Understanding the complex future of artificial intelligence and it’s impact on talent acquisition.

AI – or artificial intelligence – is the new buzzword in the human capital industry that has every company leader asking themselves the same question: “Is artificial intelligence going to replace my recruiter?” While we cannot disagree that technologies are rapidly advancing and inevitably will impact the way we do business, fully replacing the human element of talent acquisition seems highly unlikely.

The goal of artificial intelligence in talent acquisition today is to support and help eliminate the administrative aspects of recruitment. These tasks include qualifying and screening candidates, answering candidate’s questions about benefits or company culture, and assisting in scheduling. For organizations with a high volume of inbound applicants, AI assistance could significantly alleviate administrative burdens placed on recruiters and hiring managers.

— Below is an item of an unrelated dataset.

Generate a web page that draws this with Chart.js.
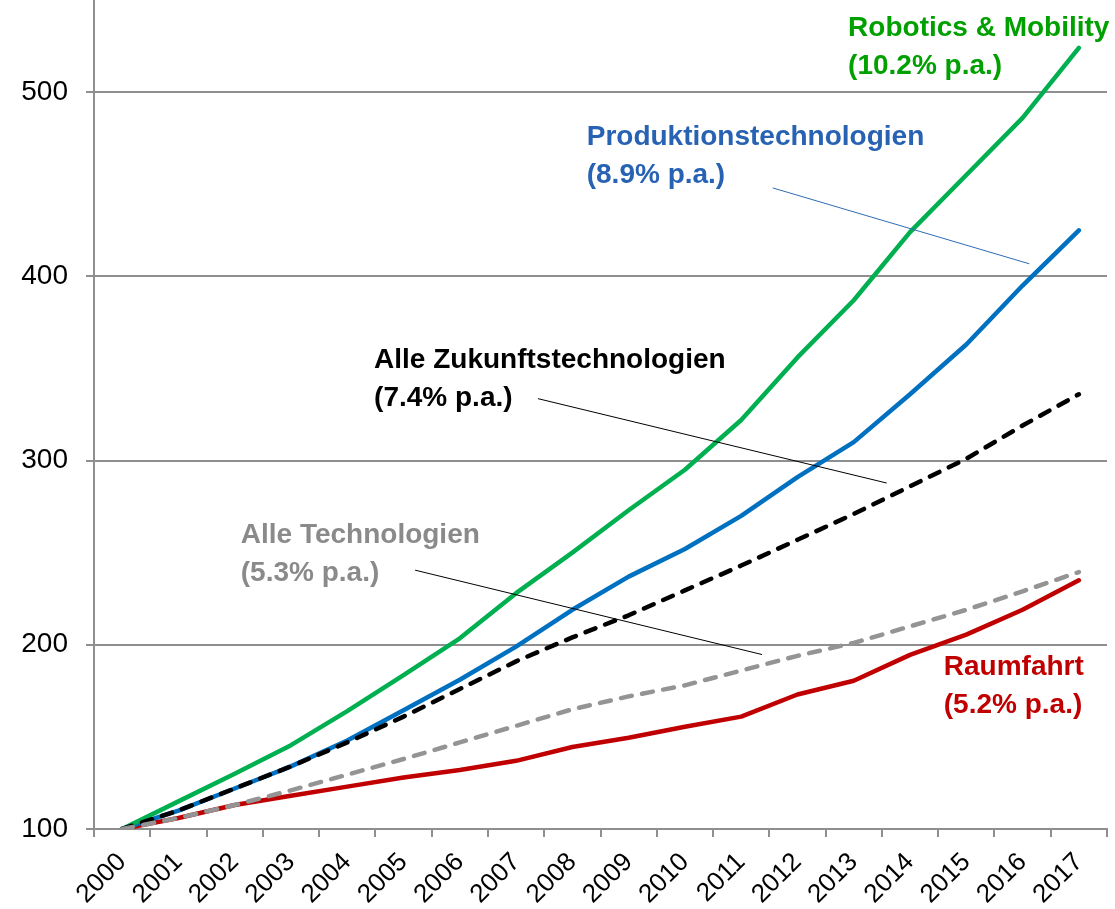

Ideal, a talent acquisition technology company, reported that over half of talent acquisition leaders say the most difficult part of their job is screening the right candidates from a large applicant pool. To understand the impact AI could have on larger organizations, consider the volume of Google applicants… Google, a globally known employer with a desired employer brand and enviable culture, estimates over two million applicants per year. The ability to automate even some of the process for these two million applicants would greatly alleviate the responsibilities of Google’s talent team.

However, there are aspects of recruiting that artificial intelligence may never be able to address. AI tools can complete functions that have distinct inputs and outputs, but they cannot address the emotional intelligence, empathy and intricacies of human behavior that recruiters do to navigate candidate relationships. While AI tools may only examine keywords and patterns, recruiters will always have the ability to interpret resumes beyond keywords to gain an understanding of a candidate’s transferable skills, motivators and potential. Additionally, AI does not tackle the process of passive candidate outreach. AI solutions are focused on high-volume applicant organizations and do not seem to suit the needs of smaller organizations with more conservative hiring plans.

Although the future of AI and talent acquisition looks exciting and fruitful, we should focus more on the use of AI as support for talent acquisition strategies instead of replacements. If your talent strategy aligns with the use cases of AI then implementation may help increase efficiencies within your processes; however, as of today, no one is turning a cold shoulder to their recruiter.